I am lookign into getting a CKC registered Bichon Frise and I want to make sure I know what I am doing. 

Thank you!


----------



## K9-Design (Jan 18, 2009)

By CKC do you mean Canadian Kennel Club or Continental Kennel Club?
If the former, I don't know what it looks like but Canadian KC is a very legit organization.
If it's the latter, it doesn't matter what it looks like because it isn't worth the paper it's printed on.


----------



## Tahnee GR (Aug 26, 2006)

CKC as in Canadian Kennel Club, the very reputable Canadian version of the AKC? or CKC, as in Continental Kennel Club, which is not so much?


----------



## MyCodyBoy (Sep 27, 2008)

it is the Canadian Kennel Club

this is the breeder. 
How do things look on print? any opinions?
She has two Champion Golden's as pets!
http://www.dalnavertkennels.ca/
I wont be getting a puppy untill next year in the spring or fall.
I am also shocked at the lack of reputal Bichon breeders in Manitoba. She is the only one I found, and only because I contacted a breeder in Ontario first.


----------



## DUSTYRD2 (Feb 28, 2007)

A Canadian Kennel Club registration certificate will be on 8-1/2 & 11" paper. It will have a wide blue & gold border around it. It will say 
Canadian Kennel Club (LOGO) Club Canin Canadien 
Purebred Dog Certificate of Registration
Certificat d'enregistrement de chien de race pure​Then it will have:
Registration No.
Dogs registered name
Date of issue
Breed
Date of Birth
Litter No.
Colour
Tatto Markings and/or Microchip No.
Sex
Progeny
Sires Reg'd No. & Name
Dams Reg'd No. # Name
Breeder
Owner at Birth
Address
Purchase date
Owner: You
Ref.

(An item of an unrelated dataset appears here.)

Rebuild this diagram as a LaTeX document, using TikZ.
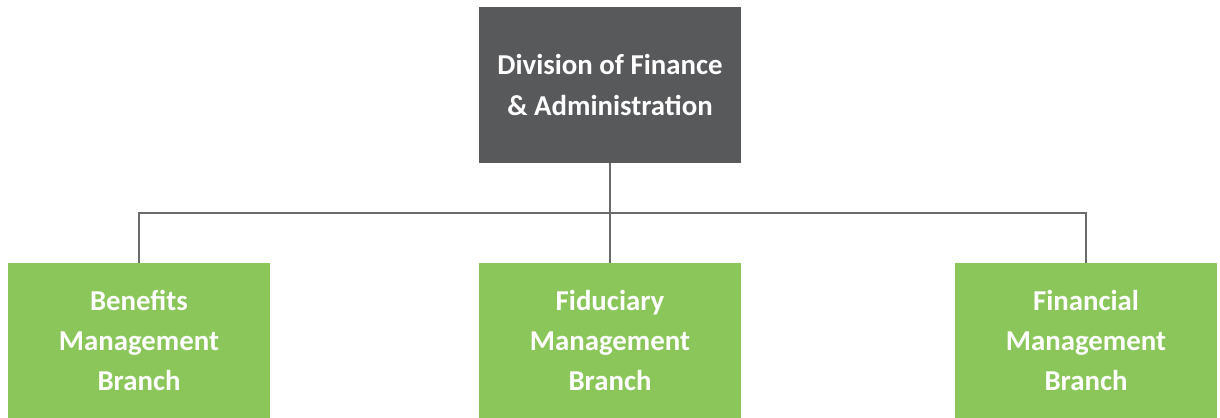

No.
There will be a watermark on the paper of the CKC logo
On the reverse side will be a whole page of forms for future use if necessary to transfer ownership of the dog.
Also, if you are purchasing on a non-breeding contract it will say so on the face of the certificate.
Hope this helps. It's doubtful that anyone will post an actual certificate for you, especially on the internet as it could easily be copied and used fraudulently.​


----------



## Ash (Sep 11, 2007)

Here is one for you.


----------



## Gwen (Aug 9, 2007)

Razz's kind of looks like that but chewed all to bits!!!!!!!! Nyg got into my show bag & went to town. Yeah, I know, my fault!

I have to order a replacement!


----------



## MyCodyBoy (Sep 27, 2008)

Ash said:


> Here is one for you.


thank you!


----------



## damita (Jun 4, 2009)

Just FYI - non-breeding certs have a green border on it.


----------